Why are constitutional rights necessary as opposed to current statutes dedicated to crime victims’ rights?
Kentucky currently has a statutory crime victim's bill of rights. It provides many of the same rights to victims of certain crimes as Marsy’s law proposes for even more victims of crime. However, Marsy’s law provides additional rights, including the right to be present during the trial, the right to proceedings without unreasonable delay, and the right to seek enforcement of the victim’s rights in court. Granting some of these rights requires a constitutional amendment rather than a statute. For example, a victim or survivor who is not permitted to be present during the courtroom during a trial currently is generally prohibited from being present by a rule of evidence.
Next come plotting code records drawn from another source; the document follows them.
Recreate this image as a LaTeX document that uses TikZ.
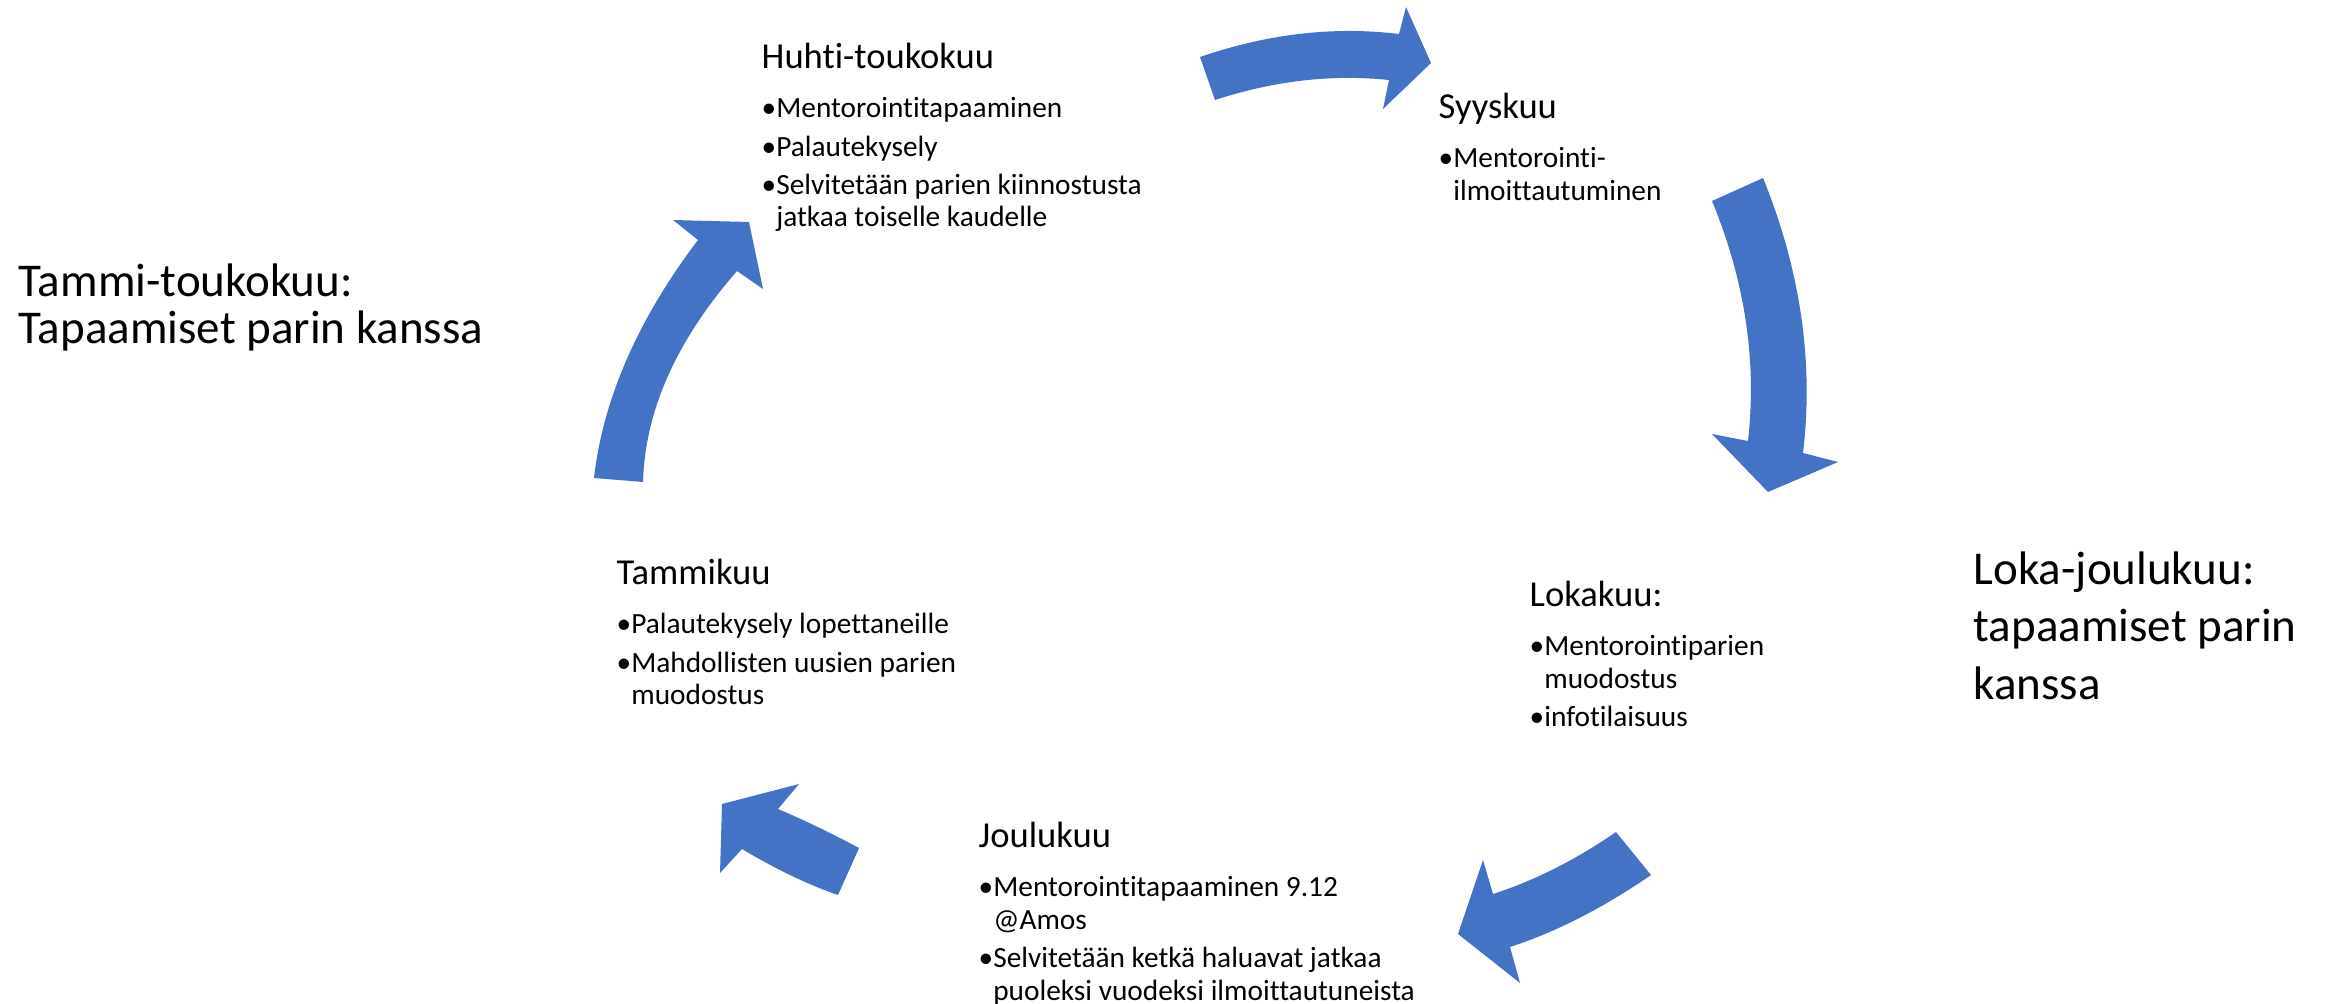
\documentclass[tikz,border=0pt]{standalone}
\usepackage{fontspec}
\setmainfont{Carlito}[Ligatures={NoCommon}]
\usepackage{tikz}
\usetikzlibrary{positioning}
\definecolor{cycleblue}{HTML}{4472C4}
\tikzset{
    month/.style={
           inner sep=0pt,
           anchor=base west,
           font=\fontsize{10.4}{12}\selectfont,
           },
    items/.style={
           inner sep=0pt,
           anchor=base west,
           yshift=-14.2pt,
           font=\fontsize{8.34}{9.25}\selectfont,
           },
    season/.style={
           inner sep=0pt,
           anchor=base west,
           font=\fontsize{13.37}{#1}\selectfont,
           },
    season/.default=13.5pt,
    cyclearrow/.style={
           fill=cycleblue,
           draw=none,
           },
}
\newcommand{\hangind}{\phantom{\textbullet}}

\begin{document}
\begin{tikzpicture}
[
x=0.01cm,y=-0.01cm
]

 % page, 2328 x 1003 units
 \path[use as bounding box,fill=white] (0,0) rectangle (2328,1003);

 % Huhti-toukokuu
 \node[month] (HUHTI) at (761,68) {Huhti-toukokuu};
 \node[items] (HUHTILIST) at (HUHTI.base west)
 {%
 \begin{tabular}[t]{@{}l@{}}
  \textbullet Mentorointitapaaminen\\[1.6pt]
  \textbullet Palautekysely\\[1.6pt]
  \textbullet Selvitetään parien kiinnostusta\\
  \hangind jatkaa toiselle kaudelle
 \end{tabular}
 };

 % Syyskuu
 \node[month] (SYYS) at (1438,118) {Syyskuu};
 \node[items] (SYYSLIST) at (SYYS.base west)
 {%
 \begin{tabular}[t]{@{}l@{}}
  \textbullet Mentorointi-\\
  \hangind ilmoittautuminen
 \end{tabular}
 };

 % Lokakuu
 \node[month] (LOKA) at (1529,606) {Lokakuu:};
 \node[items] (LOKALIST) at (LOKA.base west)
 {%
 \begin{tabular}[t]{@{}l@{}}
  \textbullet Mentorointiparien\\
  \hangind muodostus\\[1.6pt]
  \textbullet infotilaisuus
 \end{tabular}
 };

 % Joulukuu
 \node[month] (JOULU) at (978,847) {Joulukuu};
 \node[items] (JOULULIST) at (JOULU.base west)
 {%
 \begin{tabular}[t]{@{}l@{}}
  \textbullet Mentorointitapaaminen 9.12\\
  \hangind @Amos\\[1.6pt]
  \textbullet Selvitetään ketkä haluavat jatkaa\\
  \hangind puoleksi vuodeksi ilmoittautuneista
 \end{tabular}
 };

 % Tammikuu
 \node[month] (TAMMI) at (616,584) {Tammikuu};
 \node[items] (TAMMILIST) at (TAMMI.base west)
 {%
 \begin{tabular}[t]{@{}l@{}}
  \textbullet Palautekysely lopettaneille\\[1.6pt]
  \textbullet Mahdollisten uusien parien\\
  \hangind muodostus
 \end{tabular}
 };

 % the two periods
 \node[season] (TAMMITOUKO) at (18,296)
 {%
 \begin{tabular}[t]{@{}l@{}}
  Tammi-toukokuu:\\
  Tapaamiset parin kanssa
 \end{tabular}
 };

 \node[season=16.36pt] (LOKAJOULU) at (1973,584)
 {%
 \begin{tabular}[t]{@{}l@{}}
  Loka-joulukuu:\\
  tapaamiset parin\\
  kanssa
 \end{tabular}
 };

 % block arrows round the year
 % Huhti -> Syys
 \fill[cyclearrow] (1200,57) .. controls (1267,34) and (1333,26) .. (1399,34) -- (1406,7)
  -- (1431,63) -- (1383,109) -- (1389,80) .. controls (1331,74) and (1273,81) .. (1215,100) -- cycle;
 % Syys -> Loka
 \fill[cyclearrow] (1712,201) -- (1763,178) .. controls (1800,269) and (1814,361) .. (1803,453)
  -- (1838,462) -- (1768,492) -- (1712,434) -- (1748,441) .. controls (1757,361) and (1745,281) .. cycle;
 % Loka -> Joulu
 \fill[cyclearrow] (1616,832) -- (1651,875) .. controls (1603,908) and (1556,932) .. (1510,947)
  -- (1520,983) -- (1458,934) -- (1483,860) -- (1493,894) .. controls (1533,881) and (1574,861) .. cycle;
 % Joulu -> Tammi
 \fill[cyclearrow] (859,848) -- (838,895) .. controls (806,884) and (774,868) .. (742,849)
  -- (720,873) -- (722,804) -- (799,784) -- (778,809) .. controls (804,820) and (831,833) .. cycle;
 % Tammi -> Huhti
 \fill[cyclearrow] (594,478) .. controls (603,399) and (638,319) .. (698,240) -- (673,220)
  -- (749,222) -- (763,289) -- (737,271) .. controls (676,341) and (645,411) .. (643,482) -- cycle;

\end{tikzpicture}
\end{document}
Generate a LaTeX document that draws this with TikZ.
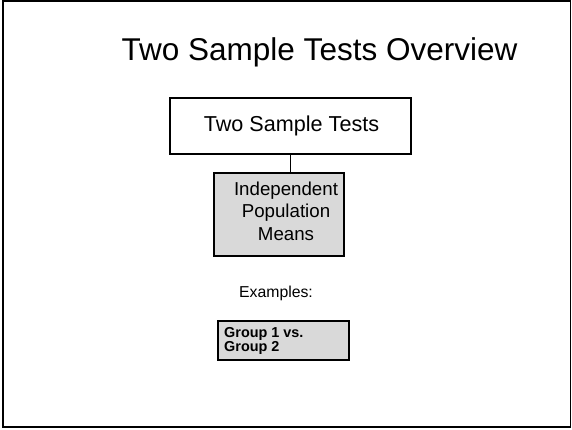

Those rules are imposed by Kentucky Courts as part of their constitutional authority to manage courtrooms and proceedings. The legislature lacks the constitutional authority to alter or impose such rules. However, a criminal defendant is exempt from the rule because of his constitutional right to be present throughout the proceedings. If victims are given the right to be present during the trial through the constitution, they too will be exempt from the evidentiary rule’s requirement that witnesses in the trial not be present during the testimony of other witnesses in the trial.